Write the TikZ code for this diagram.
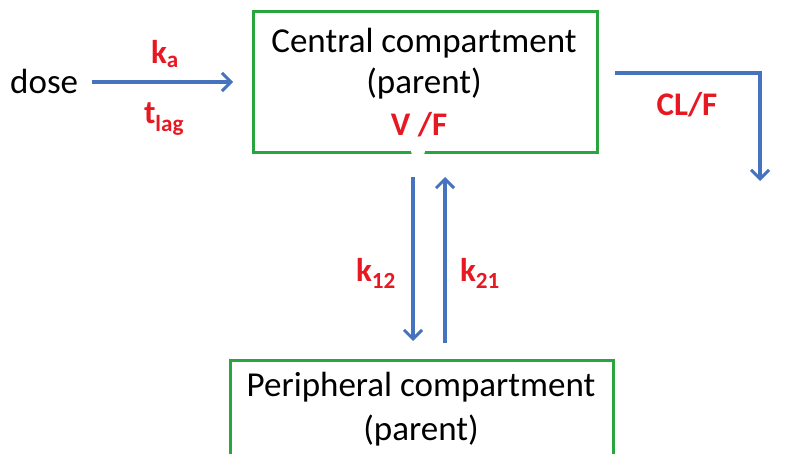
\documentclass[tikz,border=0pt]{standalone}
\usepackage{fontspec}
\setmainfont{Carlito}
\usetikzlibrary{arrows.meta}
\definecolor{flowblue}{RGB}{70,115,190}
\definecolor{boxgreen}{RGB}{40,165,60}
\definecolor{parred}{RGB}{230,25,35}
\tikzset{
  comp/.style={draw=boxgreen, line width=3pt, fill=white},
  flow/.style={draw=flowblue, line width=3.2pt,
    -{Straight Barb[length=9pt,width=18pt,line width=3pt]}},
  lbl/.style={text=black, inner sep=0pt, font=\fontsize{35}{42}\selectfont},
  par/.style={text=parred, inner sep=0pt, font=\fontsize{33}{40}\selectfont\bfseries}
}
\begin{document}
\begin{tikzpicture}[x=1pt,y=-1pt]
\useasboundingbox (0,0) rectangle (811,454);
% compartments
\draw[comp] (253,12) rectangle (597,153);
\draw[comp] (230,360) rectangle (613,470);
\node[lbl, anchor=base] (ctitle) at (424,53) {Central compartment};
\node[lbl, anchor=base] (cpar) at (424,94) {(parent)};
\node[par, anchor=base] (vf) at (419,136) {V /F};
\node[lbl, anchor=base] (ptitle) at (421,396) {Peripheral compartment};
\node[lbl, anchor=base] (ppar) at (421,440) {(parent)};
\fill[white] (418,151) ellipse (7 and 6);
% dosing input
\node[lbl, anchor=base west] (dose) at (10,94) {dose};
\coordinate (din) at (92,82);
\coordinate (dout) at (233,82);
\draw[flow] (din) -- (dout);
\node[par, anchor=base] (ka) at (165,64) {k\textsubscript{a}};
\node[par, anchor=base] (tlag) at (164,124) {t\textsubscript{lag}};
% elimination
\coordinate (cl0) at (615,73);
\coordinate (cl1) at (760,73);
\coordinate (cl2) at (760,181);
\draw[flow] (cl0) -- (cl1) -- (cl2);
\node[par, anchor=base] (clf) at (687,116) {CL/F};
% distribution
\coordinate (a1) at (413,177);
\coordinate (a2) at (413,341);
\coordinate (b1) at (445,343);
\coordinate (b2) at (445,177);
\draw[flow] (a1) -- (a2);
\draw[flow] (b1) -- (b2);
\node[par, anchor=base] (k12) at (376,282) {k\textsubscript{12}};
\node[par, anchor=base] (k21) at (480,282) {k\textsubscript{21}};
\end{tikzpicture}
\end{document}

━━━━━━━━━━━━━━━━━━━━

WRITTEN REQUEST =
Do not copy the pictures, but repeat every line exactly.

ANSWER FOR THIS EXERCISE =
Write the TikZ code for this diagram.
\documentclass[tikz,border=0pt]{standalone}
\usepackage{fontspec}
\setmainfont{Carlito}
\usetikzlibrary{arrows.meta}
\definecolor{flowblue}{RGB}{70,115,190}
\definecolor{boxgreen}{RGB}{40,165,60}
\definecolor{parred}{RGB}{230,25,35}
\tikzset{
  comp/.style={draw=boxgreen, line width=3pt, fill=white},
  flow/.style={draw=flowblue, line width=3.2pt,
    -{Straight Barb[length=9pt,width=18pt,line width=3pt]}},
  lbl/.style={text=black, inner sep=0pt, font=\fontsize{35}{42}\selectfont},
  par/.style={text=parred, inner sep=0pt, font=\fontsize{33}{40}\selectfont\bfseries}
}
\begin{document}
\begin{tikzpicture}[x=1pt,y=-1pt]
\useasboundingbox (0,0) rectangle (811,454);
% compartments
\draw[comp] (253,12) rectangle (597,153);
\draw[comp] (230,360) rectangle (613,470);
\node[lbl, anchor=base] (ctitle) at (424,53) {Central compartment};
\node[lbl, anchor=base] (cpar) at (424,94) {(parent)};
\node[par, anchor=base] (vf) at (419,136) {V /F};
\node[lbl, anchor=base] (ptitle) at (421,396) {Peripheral compartment};
\node[lbl, anchor=base] (ppar) at (421,440) {(parent)};
\fill[white] (418,151) ellipse (7 and 6);
% dosing input
\node[lbl, anchor=base west] (dose) at (10,94) {dose};
\coordinate (din) at (92,82);
\coordinate (dout) at (233,82);
\draw[flow] (din) -- (dout);
\node[par, anchor=base] (ka) at (165,64) {k\textsubscript{a}};
\node[par, anchor=base] (tlag) at (164,124) {t\textsubscript{lag}};
% elimination
\coordinate (cl0) at (615,73);
\coordinate (cl1) at (760,73);
\coordinate (cl2) at (760,181);
\draw[flow] (cl0) -- (cl1) -- (cl2);
\node[par, anchor=base] (clf) at (687,116) {CL/F};
% distribution
\coordinate (a1) at (413,177);
\coordinate (a2) at (413,341);
\coordinate (b1) at (445,343);
\coordinate (b2) at (445,177);
\draw[flow] (a1) -- (a2);
\draw[flow] (b1) -- (b2);
\node[par, anchor=base] (k12) at (376,282) {k\textsubscript{12}};
\node[par, anchor=base] (k21) at (480,282) {k\textsubscript{21}};
\end{tikzpicture}
\end{document}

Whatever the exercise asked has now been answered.